The holiday season is officially upon us. Time to break out the eggnog and the mistletoe and kiss your sanity goodbye for the next month and a half, or at least for the week that your boyfriend’s (or girlfriend’s) parents, bless their hearts, are in town.
Whether it’s a neurotic mother-in-law who insists on cleaning the bathroom the minute she arrives at you and your partner’s shared apartment, or a father-in-law who still “isn’t sure” if he supports about same-sex marriage despite having a gay child, we all inherit at least one in-law who constantly tries our patience and, sometimes, our sanity.
Here are five tips for surviving this holiday season with those particular in-laws…
1. Stock up on a host of anti-anxiety remedies.
Before your in-laws arrive for their annual holiday visit, swing by Rosalie Apothecary in Mid-City or Esoterica Occult Goods in the French Quarter to pick up some kava kava (for anxiety), lavender and chamomile tea (for relaxation), and valerian root (for sleep). Practice your deep breathing and other meditative exercises at Swan River Yoga on Canal St. Stock up on great wine from Fouberg Wines on St. Claude Av. Call in a refill on your Ativan prescription. And remind yourself: You can do this. It’s only a week with the in-laws. It could be worse. It could be two weeks.
2. Put together an itinerary before they arrive.
There’s nothing more distressing than being stuck with a houseful of guests and having nothing to do, or being pressured to think of something at the last minute. A week is a long time to fill. Do yourself a favor and put together an agenda in advance for the next 168 hours. Luckily, New Orleans has no shortage of great things to do, which leads us to Tip #3…
3. Plan activities that will physically and/or mentally exhaust them.
There’s nothing like a group dance class at Dancing Grounds in the Bywater or a biking tour of the city provided by Bike NOLA in the French Quarter to tire out your in-laws. Other outings that will surely wear them down are an afternoon at The National World War II Museum followed by a trip to the Ogden Museum of Southern Art, paddle boating in City Park, or wine tasting at The Tasting Room in Uptown. Afterwards, they’ll be too exhausted to do anything other than sleep, leaving you free to relax without listening to your mother-in-law ask for the zillionth time about when the two of you are going to adopt a baby.

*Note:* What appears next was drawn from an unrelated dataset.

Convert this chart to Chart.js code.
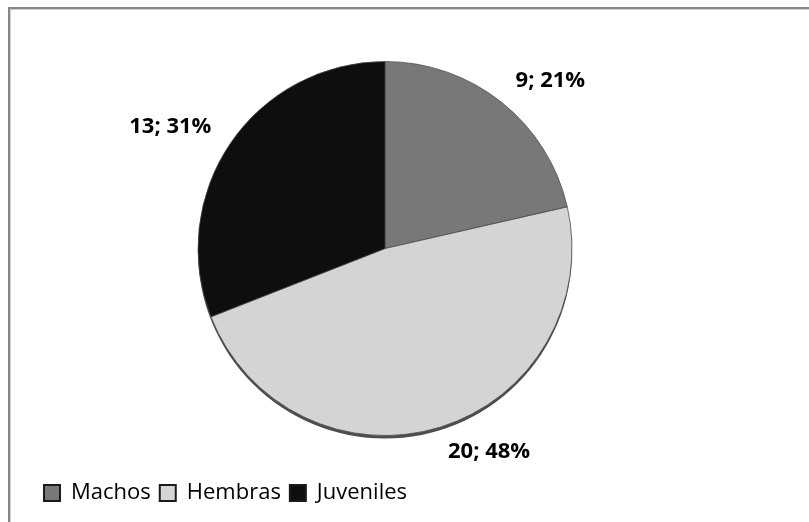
<!DOCTYPE html>
<html>
<head>
<meta charset="utf-8">
<script src="https://cdn.jsdelivr.net/npm/chart.js@4.4.1/dist/chart.umd.min.js"></script>
<style>
    body { margin: 0; background: #fff; overflow: hidden; }
    #frame {
        position: absolute; left: 8px; top: 7px; width: 900px; height: 600px;
        border-top: 2px solid #878787; border-left: 2px solid #878787;
        box-shadow: inset 1px 1px 0 #cfcfcf;
    }
    #chart { position: absolute; left: 0; top: 0; }
</style>
</head>
<body>
<div id="frame"></div>
<canvas id="chart" width="809" height="522"></canvas>
<script>
const categories = ['Machos', 'Hembras', 'Juveniles'];
const counts = [9, 20, 13];
const percents = ['21%', '48%', '31%'];
const sliceColors = ['#787878', '#d4d4d4', '#0e0e0e'];

// where each label sits: shift from mid-angle (deg) and distance in radii
const labelPlacement = [
    { shift: 6, dist: 1.26 },
    { shift: -10, dist: 1.22 },
    { shift: -4.7, dist: 1.32 }
];

const shadowPlugin = {
    id: 'pieShadow',
    beforeDatasetsDraw(chart) {
        const arc = chart.getDatasetMeta(0).data[0];
        if (!arc) return;
        const ctx = chart.ctx;
        ctx.save();
        ctx.fillStyle = '#4d4d4d';
        ctx.beginPath();
        ctx.arc(arc.x, arc.y + 3, arc.outerRadius, 0, Math.PI * 2);
        ctx.fill();
        ctx.restore();
    }
};

const labelPlugin = {
    id: 'outerLabels',
    afterDatasetsDraw(chart) {
        const ctx = chart.ctx;
        const meta = chart.getDatasetMeta(0);
        ctx.save();
        ctx.font = 'bold 22px "Open Sans"';
        ctx.fillStyle = '#000';
        ctx.textAlign = 'center';
        ctx.textBaseline = 'middle';
        meta.data.forEach((arc, i) => {
            const p = labelPlacement[i];
            const mid = (arc.startAngle + arc.endAngle) / 2 + p.shift * Math.PI / 180;
            const r = arc.outerRadius * p.dist;
            const x = arc.x + Math.cos(mid) * r;
            const y = arc.y + Math.sin(mid) * r;
            ctx.fillText(counts[i] + '; ' + percents[i], x, y);
        });
        ctx.restore();
    }
};

new Chart(document.getElementById('chart'), {
    type: 'pie',
    data: {
        labels: categories,
        datasets: [{
            data: counts,
            backgroundColor: sliceColors,
            borderColor: '#4a4a4a',
            borderWidth: 0.75,
            radius: 187
        }]
    },
    options: {
        responsive: false,
        animation: false,
        devicePixelRatio: 1,
        layout: { padding: { left: 35, right: 74, top: 24, bottom: 8 } },
        plugins: {
            tooltip: { enabled: false },
            legend: {
                position: 'bottom',
                align: 'start',
                labels: {
                    boxWidth: 16,
                    boxHeight: 16,
                    padding: 9,
                    color: '#000',
                    font: { family: 'Open Sans', size: 22 },
                    generateLabels(chart) {
                        return categories.map((name, i) => ({
                            text: name,
                            fillStyle: sliceColors[i],
                            strokeStyle: '#1a1a1a',
                            lineWidth: 2,
                            hidden: false,
                            index: i
                        }));
                    }
                }
            }
        }
    },
    plugins: [shadowPlugin, labelPlugin]
});
</script>
</body>
</html>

4. When all else fails, drink!
Normally, drinking by oneself would be considered troublesome. Except on day five of a seven day sojourn with the in-laws.Tell your boyfriend you’re going for a walk then hit the Fruit Loop to drown away your frustrations. Cafe Lafitte in Exile and Good Friends Bar are both open 24-7 and 700 Club has all-day Happy Hour on Tuesdays. You have options, folks.
5. Plan a post-holiday vacation.
This can be anything from a weekend getaway to Natchez, a volcanic stone massage at The Woodhouse Day Spa on Canal St, or a haircut and a shave at Aidan Gill for Men on Magazine St. Not only will it allow you a chance to recoup after a hectic holiday season, but it will give you something to look forward to once the eggnog has curdled, the mistletoe has wilted, and the in-laws have finally – finally! – boarded their flight home.